Exercise details — Starting at the top of the listing, extract every line up to and including the one with "from matplotlib.lines import Line2D". Pictures stay out of the copy.

Given entries —
+ + + + +

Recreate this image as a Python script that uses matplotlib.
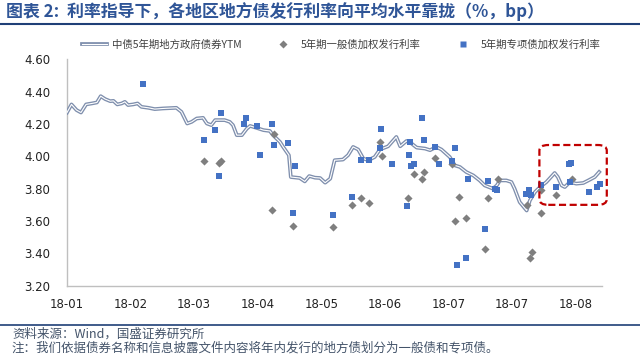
import matplotlib
matplotlib.use("Agg")
import matplotlib.pyplot as plt
import matplotlib.patheffects as pe
from matplotlib.patches import FancyBboxPatch
from matplotlib.lines import Line2D

plt.rcParams['font.family'] = ['Noto Sans CJK SC', 'DejaVu Sans']

# ---- data (x in tick-interval units: 0 = first "18-01" label) ----
tick_labels = ["18-01", "18-02", "18-03", "18-04", "18-05", "18-06", "18-07", "18-07", "18-08"]

ytm_x = [0.00, 0.07, 0.15, 0.22, 0.30, 0.39, 0.47, 0.53, 0.60, 0.68, 0.73, 0.79, 0.86, 0.91,
         0.96, 1.04, 1.11, 1.17, 1.28, 1.38, 1.51, 1.72, 1.80, 1.89, 1.96, 2.04, 2.14, 2.20,
         2.27, 2.33, 2.48, 2.56, 2.61, 2.67, 2.75, 2.83, 2.88, 2.98, 3.09, 3.19, 3.24, 3.35,
         3.40, 3.49, 3.52, 3.66, 3.74, 3.81, 3.90, 3.98, 4.06, 4.14, 4.21, 4.34, 4.42, 4.50,
         4.58, 4.66, 4.74, 4.84, 4.92, 5.05, 5.18, 5.24, 5.34, 5.42, 5.50, 5.63, 5.71, 5.81,
         5.89, 6.02, 6.10, 6.18, 6.28, 6.39, 6.49, 6.57, 6.70, 6.76, 6.81, 6.91, 6.99, 7.04,
         7.12, 7.23, 7.28, 7.36, 7.44, 7.54, 7.67, 7.72, 7.78, 7.83, 7.91, 8.01, 8.12, 8.20,
         8.30, 8.37]
ytm_y = [4.271, 4.321, 4.286, 4.271, 4.321, 4.327, 4.333, 4.372, 4.354, 4.341, 4.343, 4.321,
         4.327, 4.337, 4.317, 4.321, 4.327, 4.306, 4.300, 4.292, 4.296, 4.300, 4.275, 4.203,
         4.213, 4.234, 4.238, 4.203, 4.193, 4.224, 4.224, 4.213, 4.193, 4.131, 4.131, 4.172,
         4.188, 4.176, 4.162, 4.157, 4.131, 4.089, 4.058, 4.007, 3.872, 3.866, 3.845, 3.878,
         3.868, 3.866, 3.837, 3.862, 3.976, 3.980, 4.007, 4.058, 4.042, 3.986, 3.976, 3.996,
         4.042, 4.062, 4.120, 4.062, 4.095, 4.079, 4.054, 4.048, 4.038, 4.058, 4.042, 3.996,
         3.944, 3.934, 3.903, 3.882, 3.851, 3.820, 3.800, 3.820, 3.851, 3.851, 3.841, 3.800,
         3.717, 3.665, 3.727, 3.779, 3.810, 3.841, 3.897, 3.872, 3.820, 3.810, 3.841, 3.831,
         3.835, 3.851, 3.872, 3.903]

general_x = [2.16, 2.39, 2.42, 3.25, 3.23, 3.56, 4.19, 4.49, 4.62, 4.75, 4.92, 4.95, 5.36,
             5.46, 5.62, 5.59, 5.79, 6.05, 6.11, 6.16, 6.28, 6.58, 6.62, 6.78, 7.28, 7.32,
             7.45, 7.46, 7.69, 7.95, 7.23]
general_y = [3.97, 3.96, 3.97, 4.14, 3.67, 3.57, 3.56, 3.70, 3.74, 3.71, 4.09, 4.00, 3.74,
             3.89, 3.90, 3.86, 3.99, 3.95, 3.60, 3.75, 3.62, 3.43, 3.74, 3.86, 3.37, 3.41,
             3.65, 3.79, 3.76, 3.86, 3.70]

special_x = [2.15, 2.42, 2.39, 3.22, 3.25, 3.55, 4.19, 4.49, 4.62, 4.75, 4.94, 4.92, 5.35,
             5.39, 5.58, 5.61, 5.79, 6.10, 6.14, 6.28, 6.57, 6.62, 7.22, 7.30, 7.45, 7.69,
             7.90, 7.93,
             1.20, 2.32, 2.81, 2.78, 2.99, 3.03, 3.48, 3.59, 5.11, 5.38, 5.41, 5.45, 5.85,
             6.06, 6.31, 6.73, 6.77, 7.27, 7.91, 8.21, 8.33, 8.38]
special_y = [4.10, 4.27, 3.88, 4.20, 4.07, 3.65, 3.64, 3.75, 3.98, 3.98, 4.17, 4.05, 3.69,
             4.09, 4.24, 4.10, 4.06, 4.05, 3.33, 3.37, 3.55, 3.85, 3.77, 3.76, 3.82, 3.81,
             3.95, 3.96,
             4.45, 4.16, 4.24, 4.20, 4.19, 4.01, 4.08, 3.94, 3.95, 4.01, 3.94, 3.95, 3.95,
             3.97, 3.86, 3.80, 3.79, 3.79, 3.84, 3.78, 3.81, 3.83]

series_names = ["中债5年期地方政府债券YTM", "5年期一般债加权发行利率", "5年期专项债加权发行利率"]
title = "图表 2:  利率指导下，各地区地方债发行利率向平均水平靠拢（%，bp）"
source = "资料来源：Wind，国盛证券研究所"
note = "注：我们依据债券名称和信息披露文件内容将年内发行的地方债划分为一般债和专项债。"

# ---- figure ----
W, H = 640, 354
fig = plt.figure(figsize=(6.4, 3.54), dpi=100)
ax = fig.add_axes([66.7 / W, 1 - 285.7 / H, (601.7 - 66.7) / W, (285.7 - 59.3) / H])

line_col = "#7F8FAD"
blue = "#4472C4"
grey = "#7F7F7F"
stroke = [pe.Stroke(linewidth=2.7, foreground=line_col), pe.Normal()]

ax.plot(ytm_x, ytm_y, color="white", lw=0.8, zorder=3, solid_joinstyle="round",
        path_effects=stroke, label=series_names[0])
ax.scatter(general_x, general_y, marker="D", s=17, color=grey, lw=0, zorder=4,
           label=series_names[1])
ax.scatter(special_x, special_y, marker="s", s=17, color=blue, lw=0, zorder=5,
           label=series_names[2])

ax.set_xlim(-0.005, 8.41)
ax.set_ylim(3.20, 4.60)
yt = [3.2, 3.4, 3.6, 3.8, 4.0, 4.2, 4.4, 4.6]
ax.set_yticks(yt)
ax.set_yticklabels([f"{v:.2f}" for v in yt])
ax.set_xticks(range(len(tick_labels)))
ax.set_xticklabels(tick_labels)
ax.tick_params(axis="both", length=0, labelsize=8.5, colors="#222222")
ax.tick_params(axis="y", pad=12)
ax.tick_params(axis="x", pad=9)
for lab in ax.get_xticklabels() + ax.get_yticklabels():
    lab.set_fontfamily("DejaVu Sans")
for s in ["top", "right"]:
    ax.spines[s].set_visible(False)
for s in ["left", "bottom"]:
    ax.spines[s].set_color("#BFBFBF")
    ax.spines[s].set_linewidth(1.0)

# red dashed highlight box
box = FancyBboxPatch((7.43, 3.70), 8.49 - 7.43, 4.07 - 3.70,
                     boxstyle="round,pad=0,rounding_size=0.14",
                     mutation_aspect=0.25,
                     fill=False, edgecolor="#C00000", lw=1.6, ls=(0, (3.2, 1.6)),
                     clip_on=False, zorder=6)
ax.add_patch(box)

# legend
h_line = Line2D([], [], color="white", lw=0.8, path_effects=stroke)
h_gen = Line2D([], [], marker="D", ls="none", color=grey, markersize=4.2, mec="none")
h_spe = Line2D([], [], marker="s", ls="none", color=blue, markersize=4.0, mec="none")
leg = fig.legend([h_line, h_gen, h_spe], series_names, loc="center",
                 bbox_to_anchor=(341 / W, 1 - 45 / H), ncol=3, frameon=False,
                 fontsize=7.5, handlelength=2.4, columnspacing=2.8, handletextpad=0.5)
for t in leg.get_texts():
    t.set_color("#404040")

# title, rules, footnotes
hdr_col = "#2F5597"
fig.text(6 / W, 1 - 12 / H, title, fontsize=12.2, fontweight="bold", style="italic",
         color=hdr_col, va="center", ha="left")
fig.add_artist(Line2D([0, 1], [1 - 23.5 / H, 1 - 23.5 / H], color="#1F3F77", lw=1.5))
fig.add_artist(Line2D([0, 1], [1 - 324.5 / H, 1 - 324.5 / H], color="#1F3F77", lw=1.2))
fig.text(12 / W, 1 - 334 / H, source, fontsize=9, style="italic", color="#44546A",
         va="center", ha="left")
fig.text(12 / W, 1 - 348 / H, note, fontsize=9, style="italic", color="#44546A",
         va="center", ha="left")

fig.savefig("out.png", dpi=100)
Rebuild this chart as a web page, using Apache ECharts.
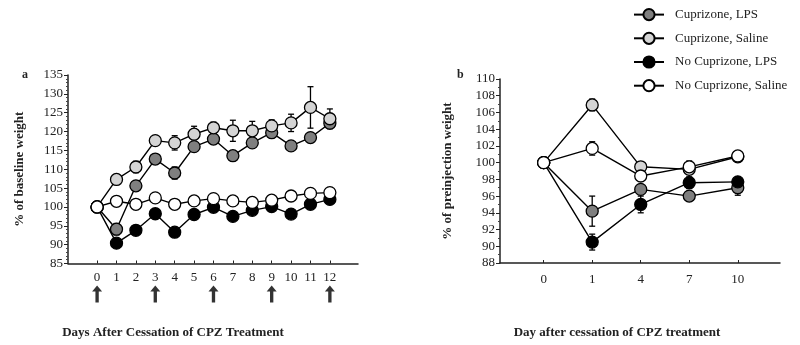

+ + + + +

Result —
Recreate this image as a Python script that uses matplotlib.
import matplotlib
matplotlib.use("Agg")
import matplotlib.pyplot as plt
import matplotlib.patheffects as pe
from matplotlib.patches import FancyBboxPatch
from matplotlib.lines import Line2D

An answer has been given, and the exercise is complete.